Mekanisme Islam dalam Menjamin Kebutuhan Pokok
Islam memandang pangan, termasuk beras, sebagai kebutuhan dasar yang wajib dijamin oleh negara. Dalam sistem Islam, negara tidak menyerahkan urusan pangan kepada mekanisme pasar, apalagi kepada kepentingan para pemilik modal. Negara hadir sebagai pelayan rakyat, memastikan setiap keluarga memiliki akses terhadap kebutuhan pokok dengan harga yang terjangkau, bahkan gratis jika mereka tak mampu.
Negara akan mengelola produksi, distribusi, dan cadangan pangan secara langsung, tanpa menjadikannya komoditas dagang. Khilafah akan memberi subsidi bibit, pupuk, maupun memberikan penyemprotan kepada petani secara cuma-cuma untuk menjamin kualitas beras yang dihasilkan.
Khilafah juga akan melarang penimbunan dan memastikan distribusi merata, sehingga harga menjadi stabil dan rakyat terjamin. Seorang khalifah juga akan memastikan harga barang-barang yang tersedia di masyarakat mengikuti mekanisme pasar alami, bukan dengan mematok harga secara paksa.
Begitulah, Islam sebagai sebuah ideologi memecahkan problematika rakyat dengan pemecahan yang memuaskan akal, sesuai fitrah, dan menenangkan jiwa.
Seharusnya, para penguasa saat ini mengambil pelajaran dari masa lalu ketika hukum Islam diterapkan secara kafah. Sejarah mencatat betapa kepemimpinan Islam benar-benar mengutamakan kesejahteraan rakyat. Di masa Khalifah Umar bin Abdul Aziz, tak ditemukan lagi rakyat yang layak menerima zakat karena kemiskinan nyaris lenyap. Dalam situasi kelaparan di masa Khalifah Umar bin Khattab, beliau menolak makan daging dan makanan enak hingga seluruh rakyat bisa makan kenyang.
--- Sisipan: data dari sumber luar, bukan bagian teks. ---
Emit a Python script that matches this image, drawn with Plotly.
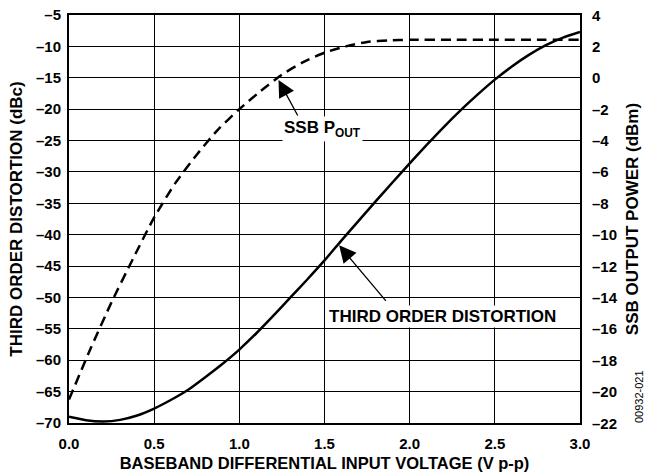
import plotly.graph_objects as go

# baseband differential input voltage (V p-p)
tod_v = [0.0, 0.1, 0.2, 0.3, 0.4, 0.5, 0.6, 0.7, 0.8, 0.9, 1.0, 1.1, 1.2, 1.3, 1.4, 1.5,
         1.6, 1.7, 1.8, 1.9, 2.0, 2.1, 2.2, 2.3, 2.4, 2.5, 2.6, 2.7, 2.8, 2.9, 3.0]
# third order distortion (dBc), left axis
tod_dbc = [-69.0, -69.55, -69.75, -69.5, -68.8, -67.7, -66.3, -64.7, -62.7, -60.6, -58.3,
           -55.7, -52.9, -50.0, -47.1, -44.1, -40.9, -37.8, -34.7, -31.65, -28.65, -25.7,
           -22.85, -20.15, -17.65, -15.3, -13.2, -11.35, -9.8, -8.6, -7.7]

ssb_v = [0.0, 0.125, 0.25, 0.375, 0.5, 0.625, 0.75, 0.875, 1.0, 1.125, 1.25, 1.375,
         1.5, 1.625, 1.75, 1.875, 2.0, 2.25, 2.5, 2.75, 3.0]
# SSB output power (dBm), right axis
ssb_dbm = [-20.5, -17.3, -14.3, -11.55, -8.9, -6.7, -4.9, -3.3, -2.0, -0.85, 0.2, 1.0,
           1.6, 2.0, 2.28, 2.38, 2.42, 2.42, 2.42, 2.42, 2.42]

x_ticks = [0.0, 0.5, 1.0, 1.5, 2.0, 2.5, 3.0]
y_ticks = [-5, -10, -15, -20, -25, -30, -35, -40, -45, -50, -55, -60, -65, -70]
y2_ticks = [4, 2, 0, -2, -4, -6, -8, -10, -12, -14, -16, -18, -20, -22]

FONT = "Arial, Liberation Sans, sans-serif"

W, H = 647, 475
L, R, T, B = 69, 67, 15, 52


def fmt(v, digits=0):
    s = f"{abs(v):.{digits}f}"
    return f"<b>{'–' if v < 0 else ''}{s}</b>"


fig = go.Figure()
fig.add_trace(go.Scatter(
    x=tod_v, y=tod_dbc, mode="lines",
    line=dict(color="black", width=2.5, shape="spline", smoothing=0.6),
    showlegend=False,
))
fig.add_trace(go.Scatter(
    x=ssb_v, y=ssb_dbm, mode="lines", yaxis="y2",
    line=dict(color="black", width=2.5, dash="10px,6px", shape="spline", smoothing=0.6),
    showlegend=False,
))

tick_font = dict(family=FONT, size=15, color="black")
title_font = dict(family=FONT, size=17, color="black")

fig.update_layout(
    width=W, height=H,
    margin=dict(l=L, r=R, t=T, b=B),
    paper_bgcolor="white", plot_bgcolor="white",
    xaxis=dict(
        range=[0, 3], tickvals=x_ticks, ticktext=[fmt(v, 1) for v in x_ticks],
        showgrid=True, gridcolor="black", gridwidth=1, automargin=False,
        showline=True, linecolor="black", linewidth=2, mirror=True, zeroline=False, ticks="",
        tickfont=tick_font, ticklabelstandoff=6, ticklabeloverflow="allow",
        title=dict(text="<b>BASEBAND DIFFERENTIAL INPUT VOLTAGE (V p-p)</b>",
                   font=dict(family=FONT, size=16.5, color="black"), standoff=6),
    ),
    yaxis=dict(
        range=[-70, -5], tickvals=y_ticks, ticktext=[fmt(v) for v in y_ticks],
        showgrid=True, gridcolor="black", gridwidth=1, automargin=False,
        showline=True, linecolor="black", linewidth=2, mirror=True, zeroline=False, ticks="",
        tickfont=tick_font, ticklabelstandoff=3, ticklabeloverflow="allow",
        title=dict(text="<b>THIRD ORDER DISTORTION (dBc)</b>", font=title_font, standoff=9),
    ),
    yaxis2=dict(
        range=[-22, 4], tickvals=y2_ticks, showticklabels=False,
        overlaying="y", side="right", showgrid=False, zeroline=False, automargin=False,
        showline=False, ticks="",
        title=dict(text="<b>SSB OUTPUT POWER (dBm)</b>", font=title_font, standoff=46),
    ),
)

# right-hand tick labels
for v in y2_ticks:
    fig.add_annotation(x=1, y=v, xref="paper", yref="y2", xanchor="left", yanchor="middle",
                       xshift=10, showarrow=False, text=fmt(v), font=tick_font)

# arrows
arrow = dict(xref="x", yref="y", text="", showarrow=True, arrowhead=2,
             arrowsize=2.6, arrowwidth=1.3, arrowcolor="black")
fig.add_annotation(x=1.23, y=-15.35, ax=20, ay=37, **arrow)
fig.add_annotation(x=1.586, y=-41.7, ax=48, ay=57, **arrow)
# labels
fig.add_annotation(x=1.486, y=-23.2, xref="x", yref="y", showarrow=False,
                   text="<b>SSB P<sub>OUT</sub></b>", bgcolor="white",
                   font=dict(family=FONT, size=17, color="black"))
fig.add_annotation(x=2.195, y=-53.1, xref="x", yref="y", showarrow=False,
                   text="<b>THIRD ORDER DISTORTION</b>", bgcolor="white",
                   font=dict(family=FONT, size=17, color="black"))
fig.add_annotation(x=(639 - L) / (W - L - R), y=(H - B - 397) / (H - T - B),
                   xref="paper", yref="paper", xanchor="center", yanchor="middle",
                   showarrow=False, text="00932-021", textangle=-90,
                   font=dict(family=FONT, size=11, color="black"))

# drop the default 8px page margin so the chart sits at the window's corner
fig.write_html("out.html", config={"displayModeBar": False},
               post_script="document.body.style.margin = '0';")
Ini bukan retorika, tapi teladan nyata bagaimana penguasa bertanggung jawab penuh atas kebutuhan rakyat.
Sejarawan Barat, Will Durant, dalam bukunya The Story of Civilization menulis bahwa rakyat di bawah kekuasaan Islam “menikmati kesejahteraan yang tak dikenal oleh rakyat Eropa pada masa itu.” Ia bahkan menyebut pemerintahan Islam sebagai salah satu pemerintahan yang paling adil dalam sejarah umat manusia.
Artinya, Islam bukan hanya agama, tapi sistem kehidupan yang pernah membawa keadilan, termasuk dalam pemenuhan kebutuhan pokok rakyat.
Maka, ketika kapitalisme terus mempertontonkan kegagalannya, sudah semestinya umat Islam kembali menengok warisan peradabannya sendiri. Sebuah sistem yang tidak hanya menjanjikan, tetapi telah terbukti mewujudkan kesejahteraan nyata sepanjang diterapkannya hampir 14 abad. Apalagi yang ditunggu? Saatnya umat bahu-membahu berjuang untuk segera menegakkan kembali Daulah Khilafah Islamiyah yang menerapkan hukum Islam secara kafah.